§ **Work to be completed**: Pick out each line of the records that includes the string "chart", and copy it.

§ **Record excerpts**:
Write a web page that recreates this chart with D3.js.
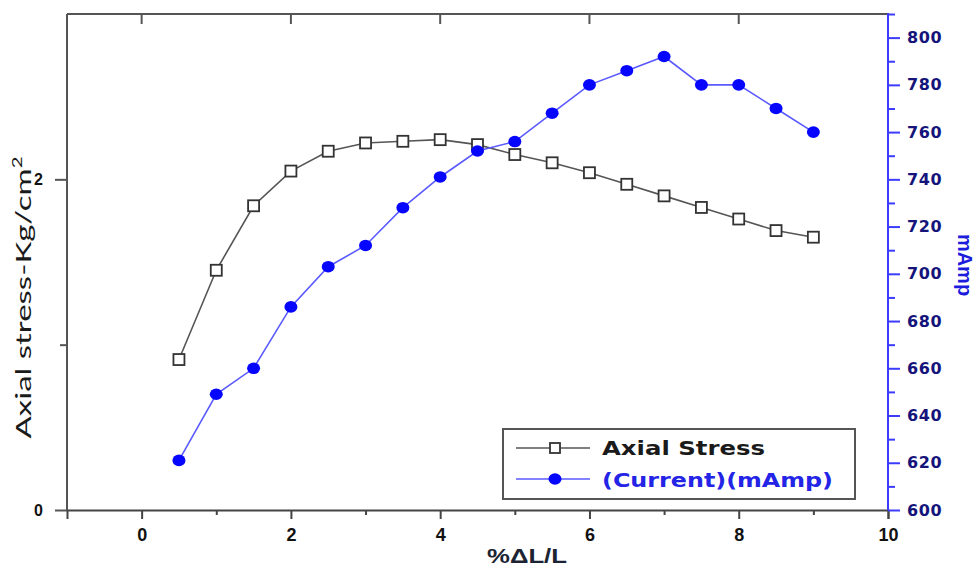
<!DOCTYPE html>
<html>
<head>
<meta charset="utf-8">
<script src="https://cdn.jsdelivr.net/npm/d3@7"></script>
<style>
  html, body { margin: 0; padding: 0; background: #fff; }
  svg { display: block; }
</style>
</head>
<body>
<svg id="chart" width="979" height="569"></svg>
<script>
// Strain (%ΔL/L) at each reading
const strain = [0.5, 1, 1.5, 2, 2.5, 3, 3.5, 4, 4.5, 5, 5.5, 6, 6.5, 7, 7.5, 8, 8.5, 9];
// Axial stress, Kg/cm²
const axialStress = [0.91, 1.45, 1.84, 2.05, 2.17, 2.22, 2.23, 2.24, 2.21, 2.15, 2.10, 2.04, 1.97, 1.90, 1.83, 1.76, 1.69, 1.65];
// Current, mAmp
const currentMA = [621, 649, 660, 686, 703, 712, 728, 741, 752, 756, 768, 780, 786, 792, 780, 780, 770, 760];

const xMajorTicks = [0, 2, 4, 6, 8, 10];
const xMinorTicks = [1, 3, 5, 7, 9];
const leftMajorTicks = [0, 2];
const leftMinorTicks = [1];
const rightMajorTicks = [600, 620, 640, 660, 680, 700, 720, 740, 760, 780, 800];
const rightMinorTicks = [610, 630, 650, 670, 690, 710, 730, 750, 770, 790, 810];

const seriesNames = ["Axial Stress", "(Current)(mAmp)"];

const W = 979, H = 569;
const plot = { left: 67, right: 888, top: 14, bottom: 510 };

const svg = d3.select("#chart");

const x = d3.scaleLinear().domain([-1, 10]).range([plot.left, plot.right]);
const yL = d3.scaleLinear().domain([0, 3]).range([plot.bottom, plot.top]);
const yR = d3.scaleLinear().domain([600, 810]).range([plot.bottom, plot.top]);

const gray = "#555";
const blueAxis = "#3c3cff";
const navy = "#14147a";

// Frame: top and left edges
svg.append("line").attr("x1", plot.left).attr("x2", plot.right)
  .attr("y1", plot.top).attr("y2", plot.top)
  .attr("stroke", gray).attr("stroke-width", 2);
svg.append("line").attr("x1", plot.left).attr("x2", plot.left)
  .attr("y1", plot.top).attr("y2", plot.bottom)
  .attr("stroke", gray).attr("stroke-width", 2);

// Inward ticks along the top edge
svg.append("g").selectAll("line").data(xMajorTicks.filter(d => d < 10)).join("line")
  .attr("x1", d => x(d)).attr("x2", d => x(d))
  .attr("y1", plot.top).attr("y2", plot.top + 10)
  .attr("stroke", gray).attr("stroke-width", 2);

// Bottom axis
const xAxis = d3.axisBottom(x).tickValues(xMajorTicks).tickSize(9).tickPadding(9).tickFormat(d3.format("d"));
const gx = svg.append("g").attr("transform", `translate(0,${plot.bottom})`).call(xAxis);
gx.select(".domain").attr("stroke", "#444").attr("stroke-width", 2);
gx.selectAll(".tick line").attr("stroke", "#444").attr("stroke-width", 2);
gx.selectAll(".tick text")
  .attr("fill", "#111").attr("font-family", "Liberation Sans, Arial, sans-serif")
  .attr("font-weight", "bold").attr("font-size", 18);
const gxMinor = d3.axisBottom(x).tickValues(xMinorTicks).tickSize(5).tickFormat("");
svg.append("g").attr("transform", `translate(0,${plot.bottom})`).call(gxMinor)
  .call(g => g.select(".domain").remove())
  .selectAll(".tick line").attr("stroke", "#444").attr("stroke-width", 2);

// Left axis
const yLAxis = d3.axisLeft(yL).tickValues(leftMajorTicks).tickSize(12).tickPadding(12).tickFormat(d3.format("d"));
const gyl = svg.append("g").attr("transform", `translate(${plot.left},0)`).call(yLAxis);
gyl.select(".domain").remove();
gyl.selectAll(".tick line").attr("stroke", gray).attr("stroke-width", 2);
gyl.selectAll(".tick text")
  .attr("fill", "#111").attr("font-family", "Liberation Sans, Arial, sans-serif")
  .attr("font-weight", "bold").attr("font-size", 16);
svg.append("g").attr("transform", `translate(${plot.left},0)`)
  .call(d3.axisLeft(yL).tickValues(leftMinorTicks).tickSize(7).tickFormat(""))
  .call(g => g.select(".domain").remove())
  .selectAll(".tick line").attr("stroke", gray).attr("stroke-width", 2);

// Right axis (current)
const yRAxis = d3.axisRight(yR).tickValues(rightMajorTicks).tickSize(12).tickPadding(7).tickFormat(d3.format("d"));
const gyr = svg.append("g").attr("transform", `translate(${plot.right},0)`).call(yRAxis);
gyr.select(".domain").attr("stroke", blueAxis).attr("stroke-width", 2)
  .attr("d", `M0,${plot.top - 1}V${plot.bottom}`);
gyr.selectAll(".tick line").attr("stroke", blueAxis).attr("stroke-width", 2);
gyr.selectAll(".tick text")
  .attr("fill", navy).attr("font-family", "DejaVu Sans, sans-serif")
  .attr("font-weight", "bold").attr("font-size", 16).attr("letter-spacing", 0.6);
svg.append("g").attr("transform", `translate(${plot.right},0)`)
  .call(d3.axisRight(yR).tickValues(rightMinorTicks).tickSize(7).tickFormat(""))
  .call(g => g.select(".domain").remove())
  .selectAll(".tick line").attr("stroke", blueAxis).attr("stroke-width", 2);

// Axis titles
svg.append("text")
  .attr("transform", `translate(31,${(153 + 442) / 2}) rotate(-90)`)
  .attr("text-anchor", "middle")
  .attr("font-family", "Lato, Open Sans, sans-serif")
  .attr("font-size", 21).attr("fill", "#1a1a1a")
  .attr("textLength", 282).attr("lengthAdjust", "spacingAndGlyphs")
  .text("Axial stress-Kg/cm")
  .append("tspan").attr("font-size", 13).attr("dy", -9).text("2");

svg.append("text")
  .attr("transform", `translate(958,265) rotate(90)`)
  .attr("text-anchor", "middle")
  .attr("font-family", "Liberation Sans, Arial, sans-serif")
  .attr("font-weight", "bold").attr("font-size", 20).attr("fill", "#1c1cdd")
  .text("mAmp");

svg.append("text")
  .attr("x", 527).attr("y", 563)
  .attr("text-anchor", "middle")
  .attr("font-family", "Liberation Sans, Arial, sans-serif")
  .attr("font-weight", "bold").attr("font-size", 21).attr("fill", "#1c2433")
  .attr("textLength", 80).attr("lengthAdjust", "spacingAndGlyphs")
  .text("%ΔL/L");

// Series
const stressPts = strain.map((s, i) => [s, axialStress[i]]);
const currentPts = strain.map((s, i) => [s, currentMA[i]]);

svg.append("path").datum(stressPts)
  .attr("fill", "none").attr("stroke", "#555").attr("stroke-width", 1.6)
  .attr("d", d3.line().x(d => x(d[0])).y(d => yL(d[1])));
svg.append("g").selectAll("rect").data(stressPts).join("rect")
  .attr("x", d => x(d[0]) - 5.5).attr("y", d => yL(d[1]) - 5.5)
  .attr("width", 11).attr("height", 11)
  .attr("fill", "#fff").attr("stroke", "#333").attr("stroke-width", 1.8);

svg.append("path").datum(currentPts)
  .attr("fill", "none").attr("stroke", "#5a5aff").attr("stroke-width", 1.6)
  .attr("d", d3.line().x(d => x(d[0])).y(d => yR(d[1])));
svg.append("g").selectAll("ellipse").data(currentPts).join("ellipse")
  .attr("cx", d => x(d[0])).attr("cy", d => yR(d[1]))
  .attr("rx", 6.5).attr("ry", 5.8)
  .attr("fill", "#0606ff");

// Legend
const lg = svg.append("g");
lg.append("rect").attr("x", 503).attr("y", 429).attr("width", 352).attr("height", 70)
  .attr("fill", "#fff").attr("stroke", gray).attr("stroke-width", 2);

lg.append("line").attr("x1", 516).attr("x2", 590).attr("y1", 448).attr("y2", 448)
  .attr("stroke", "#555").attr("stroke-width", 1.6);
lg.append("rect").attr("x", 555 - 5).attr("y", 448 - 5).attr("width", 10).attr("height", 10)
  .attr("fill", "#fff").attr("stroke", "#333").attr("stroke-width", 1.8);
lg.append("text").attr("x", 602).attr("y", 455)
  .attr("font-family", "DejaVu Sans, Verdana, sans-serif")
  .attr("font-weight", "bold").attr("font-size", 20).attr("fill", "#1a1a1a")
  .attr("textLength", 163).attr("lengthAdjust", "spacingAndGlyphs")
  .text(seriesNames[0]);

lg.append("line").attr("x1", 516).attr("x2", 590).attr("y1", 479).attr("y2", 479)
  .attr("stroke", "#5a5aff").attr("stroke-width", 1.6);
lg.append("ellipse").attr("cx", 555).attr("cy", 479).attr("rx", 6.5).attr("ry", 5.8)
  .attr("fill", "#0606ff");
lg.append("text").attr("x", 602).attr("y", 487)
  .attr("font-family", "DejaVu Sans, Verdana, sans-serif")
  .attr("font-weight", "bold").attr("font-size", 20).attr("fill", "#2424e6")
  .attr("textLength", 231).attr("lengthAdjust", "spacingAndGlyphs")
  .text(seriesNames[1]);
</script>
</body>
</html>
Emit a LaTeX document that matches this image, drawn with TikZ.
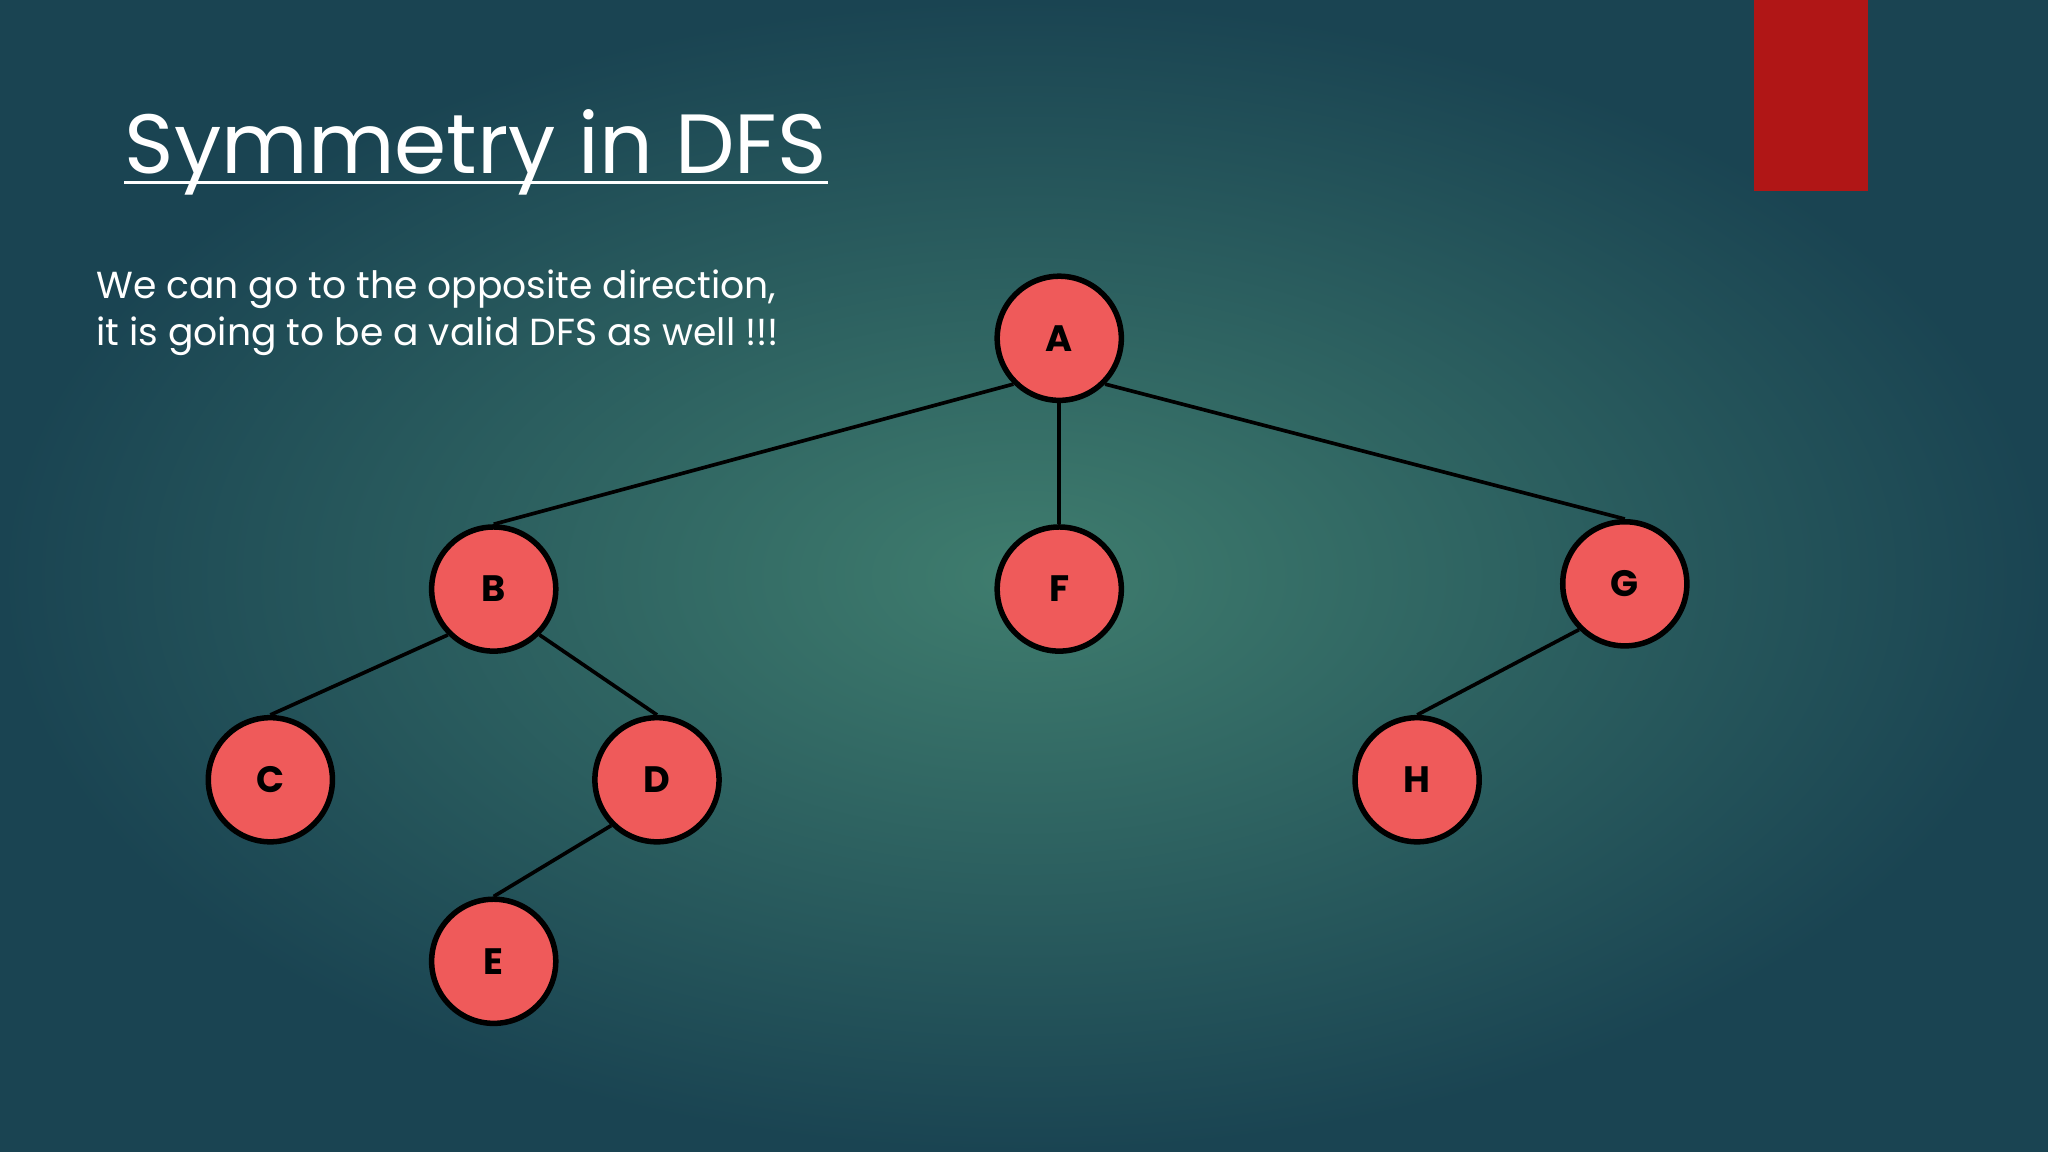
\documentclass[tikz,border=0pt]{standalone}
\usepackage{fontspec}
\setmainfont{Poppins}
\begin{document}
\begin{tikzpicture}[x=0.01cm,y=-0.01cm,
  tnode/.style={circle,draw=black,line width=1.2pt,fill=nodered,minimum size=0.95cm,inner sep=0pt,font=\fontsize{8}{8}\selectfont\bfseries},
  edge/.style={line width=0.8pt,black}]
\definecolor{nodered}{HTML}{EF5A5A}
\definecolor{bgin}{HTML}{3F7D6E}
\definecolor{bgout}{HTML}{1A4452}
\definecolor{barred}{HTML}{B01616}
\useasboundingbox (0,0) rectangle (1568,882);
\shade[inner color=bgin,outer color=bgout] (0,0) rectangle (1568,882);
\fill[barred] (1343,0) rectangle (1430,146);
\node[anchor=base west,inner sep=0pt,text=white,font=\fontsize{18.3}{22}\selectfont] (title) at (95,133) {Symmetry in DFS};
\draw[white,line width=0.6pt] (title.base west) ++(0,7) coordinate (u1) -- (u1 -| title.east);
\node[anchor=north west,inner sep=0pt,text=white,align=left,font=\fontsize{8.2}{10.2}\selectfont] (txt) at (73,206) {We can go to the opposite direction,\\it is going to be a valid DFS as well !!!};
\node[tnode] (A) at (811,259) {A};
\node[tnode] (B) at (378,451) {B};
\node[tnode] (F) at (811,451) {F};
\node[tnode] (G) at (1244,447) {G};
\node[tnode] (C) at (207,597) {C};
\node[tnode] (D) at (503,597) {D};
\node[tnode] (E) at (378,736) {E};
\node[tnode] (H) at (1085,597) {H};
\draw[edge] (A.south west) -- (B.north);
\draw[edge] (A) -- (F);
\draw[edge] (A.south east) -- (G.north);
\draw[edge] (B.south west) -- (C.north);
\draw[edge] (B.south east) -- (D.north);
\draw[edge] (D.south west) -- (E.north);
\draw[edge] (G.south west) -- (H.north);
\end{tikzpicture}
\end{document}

§ **Task response**:
Write a web page that recreates this chart with D3.js.
<svg id="chart" width="979" height="569"></svg>
const svg = d3.select("#chart");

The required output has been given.